** Start **

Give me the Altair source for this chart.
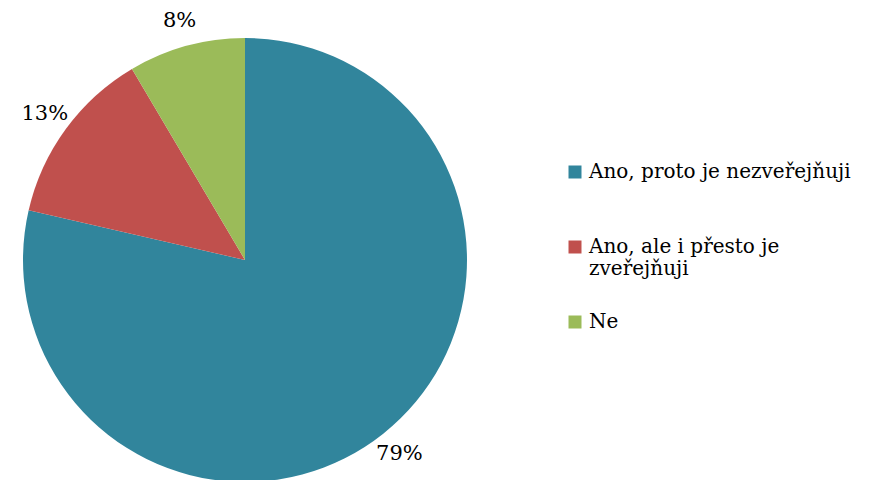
import altair as alt
import pandas as pd

categories = ["Ano, proto je nezveřejňuji", "Ano, ale i přesto je zveřejňuji", "Ne"]
values = [78.6, 12.9, 8.5]
labels = ["79%", "13%", "8%"]
colors = ["#31859C", "#C0504D", "#9BBB59"]

df = pd.DataFrame({"cat": categories, "val": values, "lab": labels, "ord": [0, 1, 2]})

FONT = "DejaVu Serif"
cx, cy = 237, 252

base = alt.Chart(df).encode(
    theta=alt.Theta("val:Q", stack=True),
    order=alt.Order("ord:Q"),
)

pie = base.mark_arc(radius=222, x=cx, y=cy, stroke=None).encode(
    color=alt.Color(
        "cat:N",
        scale=alt.Scale(domain=categories, range=colors),
        sort=categories,
        legend=alt.Legend(
            title=None,
            orient="none",
            legendX=557,
            legendY=154,
            symbolType="square",
            symbolSize=169,
            symbolStrokeWidth=0,
            labelFont=FONT,
            labelFontSize=20,
            labelColor="#000000",
            labelLimit=400,
            labelOffset=4,
            rowPadding=33,
            labelExpr="datum.label == 'Ano, ale i přesto je zveřejňuji' ? ['Ano, ale i přesto je', 'zveřejňuji'] : datum.label == 'Ano, proto je nezveřejňuji' ? ['Ano, proto je nezveřejňuji', ''] : datum.label",
        ),
    )
)

text = base.mark_text(radius=248, x=cx, y=cy, font=FONT, fontSize=21, color="#000000").encode(
    text="lab:N"
)

chart = (pie + text).properties(
    width=853, height=472, padding=0, autosize=alt.AutoSizeParams(type="none")
).configure_view(stroke=None)

chart.save("out.html", embed_options={"renderer": "svg", "actions": False})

** End **

STATED TASK:
Copy out all of the data word for word. Do not carry over any picture.

CORRECT ANSWER:
Give me the Altair source for this chart.
import altair as alt
import pandas as pd

categories = ["Ano, proto je nezveřejňuji", "Ano, ale i přesto je zveřejňuji", "Ne"]
values = [78.6, 12.9, 8.5]
labels = ["79%", "13%", "8%"]
colors = ["#31859C", "#C0504D", "#9BBB59"]

df = pd.DataFrame({"cat": categories, "val": values, "lab": labels, "ord": [0, 1, 2]})

FONT = "DejaVu Serif"
cx, cy = 237, 252

base = alt.Chart(df).encode(
    theta=alt.Theta("val:Q", stack=True),
    order=alt.Order("ord:Q"),
)

pie = base.mark_arc(radius=222, x=cx, y=cy, stroke=None).encode(
    color=alt.Color(
        "cat:N",
        scale=alt.Scale(domain=categories, range=colors),
        sort=categories,
        legend=alt.Legend(
            title=None,
            orient="none",
            legendX=557,
            legendY=154,
            symbolType="square",
            symbolSize=169,
            symbolStrokeWidth=0,
            labelFont=FONT,
            labelFontSize=20,
            labelColor="#000000",
            labelLimit=400,
            labelOffset=4,
            rowPadding=33,
            labelExpr="datum.label == 'Ano, ale i přesto je zveřejňuji' ? ['Ano, ale i přesto je', 'zveřejňuji'] : datum.label == 'Ano, proto je nezveřejňuji' ? ['Ano, proto je nezveřejňuji', ''] : datum.label",
        ),
    )
)

text = base.mark_text(radius=248, x=cx, y=cy, font=FONT, fontSize=21, color="#000000").encode(
    text="lab:N"
)

chart = (pie + text).properties(
    width=853, height=472, padding=0, autosize=alt.AutoSizeParams(type="none")
).configure_view(stroke=None)

chart.save("out.html", embed_options={"renderer": "svg", "actions": False})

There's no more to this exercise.